**TASK INSTRUCTIONS**
Locate all lines with the word "matplotlib". Copy them.

**SUPPLIED MATERIAL**
▶

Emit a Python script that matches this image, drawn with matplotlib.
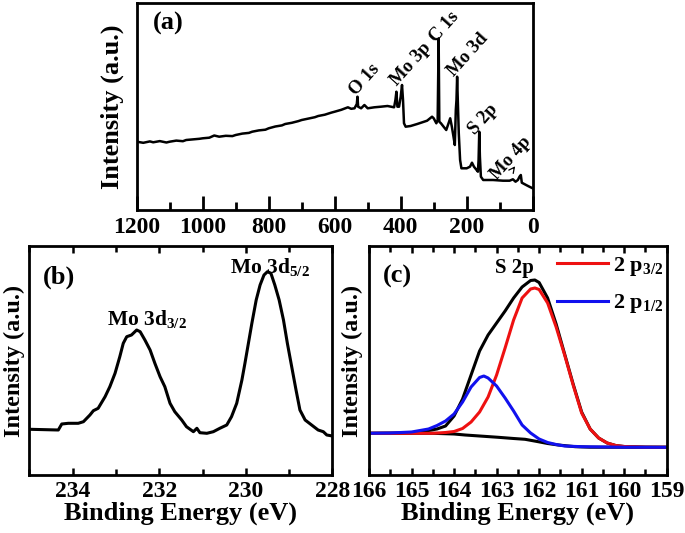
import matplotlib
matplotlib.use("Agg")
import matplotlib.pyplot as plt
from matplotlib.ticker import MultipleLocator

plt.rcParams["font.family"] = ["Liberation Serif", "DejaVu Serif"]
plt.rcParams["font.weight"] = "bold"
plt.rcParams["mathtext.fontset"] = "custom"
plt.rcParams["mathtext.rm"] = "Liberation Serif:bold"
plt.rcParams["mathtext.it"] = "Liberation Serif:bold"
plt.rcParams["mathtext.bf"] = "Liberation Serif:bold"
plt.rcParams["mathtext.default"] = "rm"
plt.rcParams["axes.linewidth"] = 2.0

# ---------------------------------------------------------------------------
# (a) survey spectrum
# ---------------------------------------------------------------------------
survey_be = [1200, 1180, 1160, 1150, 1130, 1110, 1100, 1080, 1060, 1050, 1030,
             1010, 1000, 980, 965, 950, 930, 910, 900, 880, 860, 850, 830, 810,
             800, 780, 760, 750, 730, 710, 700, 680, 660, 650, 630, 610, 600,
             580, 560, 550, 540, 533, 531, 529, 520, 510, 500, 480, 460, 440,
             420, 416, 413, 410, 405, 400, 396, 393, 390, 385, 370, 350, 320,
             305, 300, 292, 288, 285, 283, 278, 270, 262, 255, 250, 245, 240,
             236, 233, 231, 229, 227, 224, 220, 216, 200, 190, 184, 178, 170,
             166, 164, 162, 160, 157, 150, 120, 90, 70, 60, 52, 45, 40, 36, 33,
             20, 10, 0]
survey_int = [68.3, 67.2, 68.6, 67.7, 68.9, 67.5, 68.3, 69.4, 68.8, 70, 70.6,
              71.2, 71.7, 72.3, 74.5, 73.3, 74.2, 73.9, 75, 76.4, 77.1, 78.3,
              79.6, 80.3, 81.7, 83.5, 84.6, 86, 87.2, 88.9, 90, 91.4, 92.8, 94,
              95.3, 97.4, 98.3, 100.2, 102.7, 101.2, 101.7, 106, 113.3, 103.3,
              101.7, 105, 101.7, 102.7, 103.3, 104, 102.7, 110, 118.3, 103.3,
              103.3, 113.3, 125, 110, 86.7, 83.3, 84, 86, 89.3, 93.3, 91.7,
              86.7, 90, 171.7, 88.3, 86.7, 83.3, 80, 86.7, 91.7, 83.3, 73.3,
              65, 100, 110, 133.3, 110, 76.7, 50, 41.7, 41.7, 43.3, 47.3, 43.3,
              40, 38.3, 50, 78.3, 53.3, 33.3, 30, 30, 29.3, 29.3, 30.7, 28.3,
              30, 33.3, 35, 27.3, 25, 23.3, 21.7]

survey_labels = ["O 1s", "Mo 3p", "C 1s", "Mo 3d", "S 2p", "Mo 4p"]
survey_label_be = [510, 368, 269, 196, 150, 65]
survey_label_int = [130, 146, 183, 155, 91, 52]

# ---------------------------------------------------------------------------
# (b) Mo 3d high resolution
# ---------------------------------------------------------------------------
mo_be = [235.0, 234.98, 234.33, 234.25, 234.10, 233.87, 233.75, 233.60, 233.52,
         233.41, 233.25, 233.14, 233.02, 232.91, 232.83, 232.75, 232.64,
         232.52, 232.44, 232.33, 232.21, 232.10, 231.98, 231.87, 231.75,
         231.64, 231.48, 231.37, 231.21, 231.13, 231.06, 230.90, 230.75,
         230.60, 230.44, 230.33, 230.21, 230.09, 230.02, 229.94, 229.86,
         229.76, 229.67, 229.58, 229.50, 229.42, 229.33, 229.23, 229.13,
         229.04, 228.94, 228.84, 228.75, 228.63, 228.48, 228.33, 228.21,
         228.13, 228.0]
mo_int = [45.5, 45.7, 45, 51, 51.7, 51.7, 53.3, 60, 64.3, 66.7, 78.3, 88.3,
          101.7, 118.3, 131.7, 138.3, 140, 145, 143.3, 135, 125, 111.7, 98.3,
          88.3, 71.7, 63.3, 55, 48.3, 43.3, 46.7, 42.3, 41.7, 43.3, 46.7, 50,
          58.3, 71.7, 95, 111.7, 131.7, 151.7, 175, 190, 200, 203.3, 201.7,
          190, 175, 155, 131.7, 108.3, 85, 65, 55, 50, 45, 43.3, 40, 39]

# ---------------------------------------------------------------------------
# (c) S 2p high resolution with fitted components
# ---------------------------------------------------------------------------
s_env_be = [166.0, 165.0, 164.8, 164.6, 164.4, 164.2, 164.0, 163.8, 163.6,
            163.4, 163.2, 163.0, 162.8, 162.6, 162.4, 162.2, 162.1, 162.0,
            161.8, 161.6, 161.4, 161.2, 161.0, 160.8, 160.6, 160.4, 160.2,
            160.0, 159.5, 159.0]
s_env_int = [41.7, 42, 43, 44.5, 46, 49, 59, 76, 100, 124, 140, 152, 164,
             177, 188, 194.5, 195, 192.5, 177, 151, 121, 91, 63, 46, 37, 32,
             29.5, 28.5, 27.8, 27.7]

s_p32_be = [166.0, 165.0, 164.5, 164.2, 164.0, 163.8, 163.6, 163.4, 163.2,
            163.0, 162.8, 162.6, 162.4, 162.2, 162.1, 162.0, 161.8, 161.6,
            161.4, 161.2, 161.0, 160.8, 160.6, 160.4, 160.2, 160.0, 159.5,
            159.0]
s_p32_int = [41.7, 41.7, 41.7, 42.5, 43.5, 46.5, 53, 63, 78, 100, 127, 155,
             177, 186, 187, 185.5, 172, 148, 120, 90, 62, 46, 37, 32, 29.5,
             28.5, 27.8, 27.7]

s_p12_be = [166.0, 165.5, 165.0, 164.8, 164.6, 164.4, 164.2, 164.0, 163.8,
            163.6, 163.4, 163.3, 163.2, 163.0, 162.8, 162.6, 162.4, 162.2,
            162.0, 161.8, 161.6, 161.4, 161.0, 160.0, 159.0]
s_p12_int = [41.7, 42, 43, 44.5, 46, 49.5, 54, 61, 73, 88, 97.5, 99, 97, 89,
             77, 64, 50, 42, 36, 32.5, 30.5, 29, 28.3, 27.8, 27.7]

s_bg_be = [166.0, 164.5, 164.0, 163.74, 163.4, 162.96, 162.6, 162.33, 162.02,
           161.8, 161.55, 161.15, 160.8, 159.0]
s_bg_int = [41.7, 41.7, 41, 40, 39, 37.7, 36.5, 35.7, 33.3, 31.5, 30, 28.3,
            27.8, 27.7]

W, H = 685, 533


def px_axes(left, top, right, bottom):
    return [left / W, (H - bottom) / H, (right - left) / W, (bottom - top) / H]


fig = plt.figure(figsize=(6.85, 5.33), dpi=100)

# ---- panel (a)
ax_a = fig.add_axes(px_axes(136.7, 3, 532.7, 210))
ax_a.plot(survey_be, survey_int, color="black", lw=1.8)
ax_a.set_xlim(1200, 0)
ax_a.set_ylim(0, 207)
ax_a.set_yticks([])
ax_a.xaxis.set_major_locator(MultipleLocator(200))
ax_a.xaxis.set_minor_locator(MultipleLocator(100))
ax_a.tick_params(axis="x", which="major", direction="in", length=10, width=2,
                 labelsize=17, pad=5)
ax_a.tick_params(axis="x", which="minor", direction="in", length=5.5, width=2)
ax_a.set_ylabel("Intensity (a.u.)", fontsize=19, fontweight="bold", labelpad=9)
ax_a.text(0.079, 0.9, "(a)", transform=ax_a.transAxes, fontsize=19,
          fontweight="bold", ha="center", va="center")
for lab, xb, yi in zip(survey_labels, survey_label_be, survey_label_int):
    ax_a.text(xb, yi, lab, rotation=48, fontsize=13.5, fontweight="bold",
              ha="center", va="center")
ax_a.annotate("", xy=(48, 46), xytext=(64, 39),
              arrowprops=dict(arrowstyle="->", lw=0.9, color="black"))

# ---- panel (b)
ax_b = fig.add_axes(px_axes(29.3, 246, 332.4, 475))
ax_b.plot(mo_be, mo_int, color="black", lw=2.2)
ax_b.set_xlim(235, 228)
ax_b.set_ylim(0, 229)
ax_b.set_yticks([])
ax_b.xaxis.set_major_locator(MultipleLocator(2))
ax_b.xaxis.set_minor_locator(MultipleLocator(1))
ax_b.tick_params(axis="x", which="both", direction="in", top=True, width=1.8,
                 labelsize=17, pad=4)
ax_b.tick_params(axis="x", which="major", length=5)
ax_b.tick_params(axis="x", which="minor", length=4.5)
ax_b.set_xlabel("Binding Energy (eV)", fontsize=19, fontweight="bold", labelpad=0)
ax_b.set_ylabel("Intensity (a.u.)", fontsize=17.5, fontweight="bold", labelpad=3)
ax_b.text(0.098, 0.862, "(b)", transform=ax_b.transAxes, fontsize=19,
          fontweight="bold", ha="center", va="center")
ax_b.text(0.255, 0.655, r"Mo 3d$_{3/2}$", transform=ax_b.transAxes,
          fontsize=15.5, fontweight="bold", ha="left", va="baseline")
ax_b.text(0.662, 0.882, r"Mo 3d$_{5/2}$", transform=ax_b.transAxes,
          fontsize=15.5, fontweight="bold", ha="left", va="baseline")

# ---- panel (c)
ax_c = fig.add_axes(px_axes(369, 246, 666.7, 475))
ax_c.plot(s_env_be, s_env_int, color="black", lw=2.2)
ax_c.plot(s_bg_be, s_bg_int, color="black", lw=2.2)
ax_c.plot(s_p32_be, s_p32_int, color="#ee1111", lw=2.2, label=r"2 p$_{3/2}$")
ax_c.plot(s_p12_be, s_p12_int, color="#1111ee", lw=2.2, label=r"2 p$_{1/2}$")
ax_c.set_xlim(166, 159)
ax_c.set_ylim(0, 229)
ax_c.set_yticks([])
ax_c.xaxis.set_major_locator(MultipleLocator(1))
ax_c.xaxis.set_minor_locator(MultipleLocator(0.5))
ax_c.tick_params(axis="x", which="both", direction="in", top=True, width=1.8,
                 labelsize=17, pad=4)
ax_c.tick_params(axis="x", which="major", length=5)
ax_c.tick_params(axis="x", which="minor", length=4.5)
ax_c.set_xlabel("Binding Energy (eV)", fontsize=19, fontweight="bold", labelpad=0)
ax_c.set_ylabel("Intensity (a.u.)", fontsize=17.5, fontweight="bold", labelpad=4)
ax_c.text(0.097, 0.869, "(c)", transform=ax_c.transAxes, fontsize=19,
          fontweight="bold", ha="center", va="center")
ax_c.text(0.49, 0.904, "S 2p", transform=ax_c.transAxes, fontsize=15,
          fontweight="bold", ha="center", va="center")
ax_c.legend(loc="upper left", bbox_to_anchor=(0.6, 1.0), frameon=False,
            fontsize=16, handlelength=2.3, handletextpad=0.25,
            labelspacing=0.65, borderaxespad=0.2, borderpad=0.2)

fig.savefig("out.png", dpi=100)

◀

**SOLUTION TO THE PROBLEM**
Emit a Python script that matches this image, drawn with matplotlib.
import matplotlib
matplotlib.use("Agg")
import matplotlib.pyplot as plt
from matplotlib.ticker import MultipleLocator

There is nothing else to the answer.